> **Goal of the exercise**:
Do not repeat pictures. Repeat exactly the lines of the listing below from its first line through the line with "dashes=(5, 3))".

> **Records for processing**:
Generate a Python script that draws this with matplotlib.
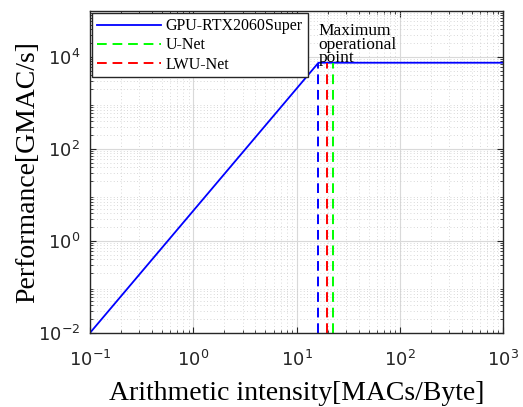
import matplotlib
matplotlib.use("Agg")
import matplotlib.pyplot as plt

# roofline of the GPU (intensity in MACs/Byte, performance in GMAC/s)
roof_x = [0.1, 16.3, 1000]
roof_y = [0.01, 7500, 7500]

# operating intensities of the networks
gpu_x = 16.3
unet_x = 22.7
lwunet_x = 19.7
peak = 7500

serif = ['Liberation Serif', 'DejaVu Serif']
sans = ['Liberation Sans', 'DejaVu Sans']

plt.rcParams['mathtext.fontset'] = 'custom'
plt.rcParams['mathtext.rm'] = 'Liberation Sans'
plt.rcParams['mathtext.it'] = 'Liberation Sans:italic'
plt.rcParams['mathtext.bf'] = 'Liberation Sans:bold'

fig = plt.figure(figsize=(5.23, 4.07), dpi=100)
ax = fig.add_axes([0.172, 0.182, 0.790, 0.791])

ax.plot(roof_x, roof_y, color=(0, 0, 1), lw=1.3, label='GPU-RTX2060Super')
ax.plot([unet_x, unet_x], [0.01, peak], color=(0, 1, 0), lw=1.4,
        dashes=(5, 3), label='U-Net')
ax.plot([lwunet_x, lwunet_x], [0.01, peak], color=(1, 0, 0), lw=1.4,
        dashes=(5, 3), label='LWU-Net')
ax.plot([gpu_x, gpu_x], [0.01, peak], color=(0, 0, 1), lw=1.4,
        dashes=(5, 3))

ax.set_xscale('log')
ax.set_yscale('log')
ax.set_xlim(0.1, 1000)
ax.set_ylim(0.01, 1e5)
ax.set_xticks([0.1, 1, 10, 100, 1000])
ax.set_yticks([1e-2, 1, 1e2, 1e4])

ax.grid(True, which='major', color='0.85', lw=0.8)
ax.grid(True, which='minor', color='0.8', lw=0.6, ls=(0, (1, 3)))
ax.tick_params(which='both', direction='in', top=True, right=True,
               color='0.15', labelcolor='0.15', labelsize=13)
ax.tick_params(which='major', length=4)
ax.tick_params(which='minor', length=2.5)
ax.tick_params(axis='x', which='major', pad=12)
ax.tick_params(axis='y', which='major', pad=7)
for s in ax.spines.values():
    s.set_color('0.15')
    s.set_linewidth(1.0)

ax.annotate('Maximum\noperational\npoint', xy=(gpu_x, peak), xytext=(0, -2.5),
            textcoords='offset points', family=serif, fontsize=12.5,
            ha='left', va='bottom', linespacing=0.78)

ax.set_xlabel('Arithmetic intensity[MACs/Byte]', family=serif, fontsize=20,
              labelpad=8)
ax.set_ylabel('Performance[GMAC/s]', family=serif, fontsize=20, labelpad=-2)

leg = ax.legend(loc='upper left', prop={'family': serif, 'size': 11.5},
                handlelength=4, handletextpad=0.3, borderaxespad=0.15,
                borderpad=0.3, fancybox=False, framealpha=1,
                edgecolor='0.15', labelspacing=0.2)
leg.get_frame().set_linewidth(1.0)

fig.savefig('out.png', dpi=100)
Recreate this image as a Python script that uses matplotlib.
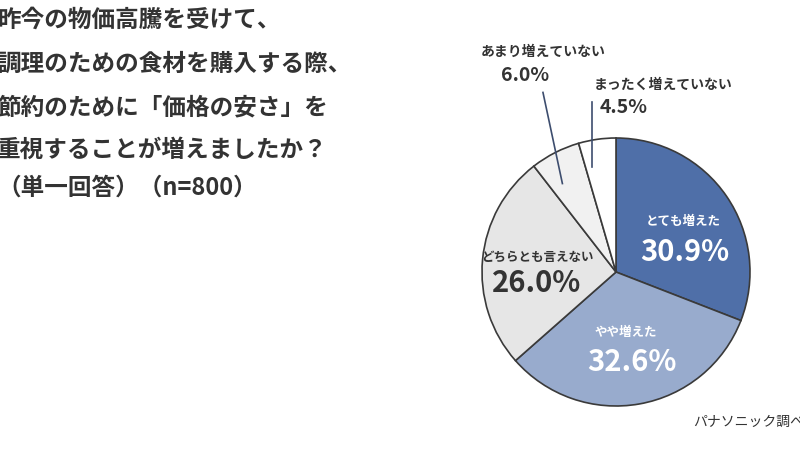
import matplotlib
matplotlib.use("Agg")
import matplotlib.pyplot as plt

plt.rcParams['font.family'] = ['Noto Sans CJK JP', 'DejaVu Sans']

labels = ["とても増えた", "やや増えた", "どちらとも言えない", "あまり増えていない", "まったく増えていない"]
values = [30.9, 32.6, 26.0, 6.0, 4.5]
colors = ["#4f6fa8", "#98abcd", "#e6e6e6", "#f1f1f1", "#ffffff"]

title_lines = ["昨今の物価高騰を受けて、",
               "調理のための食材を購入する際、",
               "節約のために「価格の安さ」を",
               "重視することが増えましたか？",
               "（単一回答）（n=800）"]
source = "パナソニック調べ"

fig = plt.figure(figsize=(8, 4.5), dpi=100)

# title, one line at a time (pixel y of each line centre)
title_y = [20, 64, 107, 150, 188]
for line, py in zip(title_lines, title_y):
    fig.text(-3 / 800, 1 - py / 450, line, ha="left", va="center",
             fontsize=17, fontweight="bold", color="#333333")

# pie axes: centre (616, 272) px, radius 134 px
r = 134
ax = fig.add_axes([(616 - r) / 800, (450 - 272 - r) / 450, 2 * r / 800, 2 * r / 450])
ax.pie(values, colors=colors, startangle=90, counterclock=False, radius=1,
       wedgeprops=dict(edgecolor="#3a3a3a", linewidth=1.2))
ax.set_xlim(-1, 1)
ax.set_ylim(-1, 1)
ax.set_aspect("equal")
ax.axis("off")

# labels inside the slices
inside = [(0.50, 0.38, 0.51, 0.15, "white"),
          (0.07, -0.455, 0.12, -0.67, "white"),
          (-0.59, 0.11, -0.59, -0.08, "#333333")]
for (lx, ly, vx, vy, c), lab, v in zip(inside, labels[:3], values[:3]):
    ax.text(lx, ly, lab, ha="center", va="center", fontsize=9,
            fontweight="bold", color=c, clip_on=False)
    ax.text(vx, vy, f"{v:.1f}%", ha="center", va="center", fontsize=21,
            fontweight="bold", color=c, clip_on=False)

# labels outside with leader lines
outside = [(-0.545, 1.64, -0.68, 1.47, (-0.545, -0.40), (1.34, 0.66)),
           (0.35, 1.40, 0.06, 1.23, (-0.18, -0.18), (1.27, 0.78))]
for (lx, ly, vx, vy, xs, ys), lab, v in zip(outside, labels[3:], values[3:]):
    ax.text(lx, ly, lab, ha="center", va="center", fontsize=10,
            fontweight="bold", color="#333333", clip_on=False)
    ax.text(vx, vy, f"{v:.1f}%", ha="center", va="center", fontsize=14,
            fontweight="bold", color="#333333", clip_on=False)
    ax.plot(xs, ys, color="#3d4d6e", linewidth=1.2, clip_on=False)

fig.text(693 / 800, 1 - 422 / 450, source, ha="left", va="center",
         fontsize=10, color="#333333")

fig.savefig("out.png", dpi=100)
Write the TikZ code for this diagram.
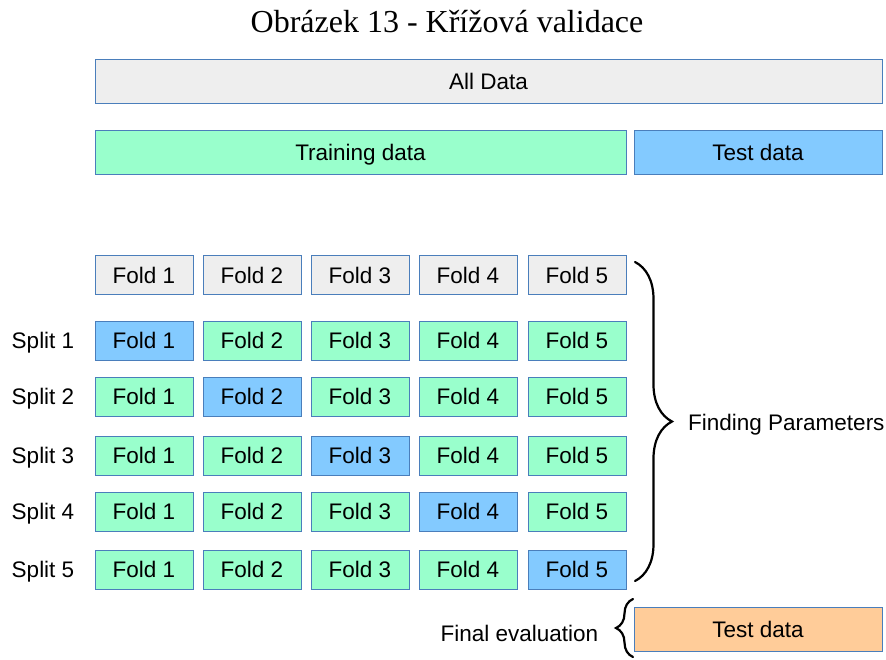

> **Completed exercise**:
Generate a Python script that draws this with matplotlib.
import matplotlib
matplotlib.use("Agg")
import matplotlib.pyplot as plt

# roofline of the GPU (intensity in MACs/Byte, performance in GMAC/s)
roof_x = [0.1, 16.3, 1000]
roof_y = [0.01, 7500, 7500]

# operating intensities of the networks
gpu_x = 16.3
unet_x = 22.7
lwunet_x = 19.7
peak = 7500

serif = ['Liberation Serif', 'DejaVu Serif']
sans = ['Liberation Sans', 'DejaVu Sans']

plt.rcParams['mathtext.fontset'] = 'custom'
plt.rcParams['mathtext.rm'] = 'Liberation Sans'
plt.rcParams['mathtext.it'] = 'Liberation Sans:italic'
plt.rcParams['mathtext.bf'] = 'Liberation Sans:bold'

fig = plt.figure(figsize=(5.23, 4.07), dpi=100)
ax = fig.add_axes([0.172, 0.182, 0.790, 0.791])

ax.plot(roof_x, roof_y, color=(0, 0, 1), lw=1.3, label='GPU-RTX2060Super')
ax.plot([unet_x, unet_x], [0.01, peak], color=(0, 1, 0), lw=1.4,
        dashes=(5, 3), label='U-Net')
ax.plot([lwunet_x, lwunet_x], [0.01, peak], color=(1, 0, 0), lw=1.4,
        dashes=(5, 3), label='LWU-Net')
ax.plot([gpu_x, gpu_x], [0.01, peak], color=(0, 0, 1), lw=1.4,
        dashes=(5, 3))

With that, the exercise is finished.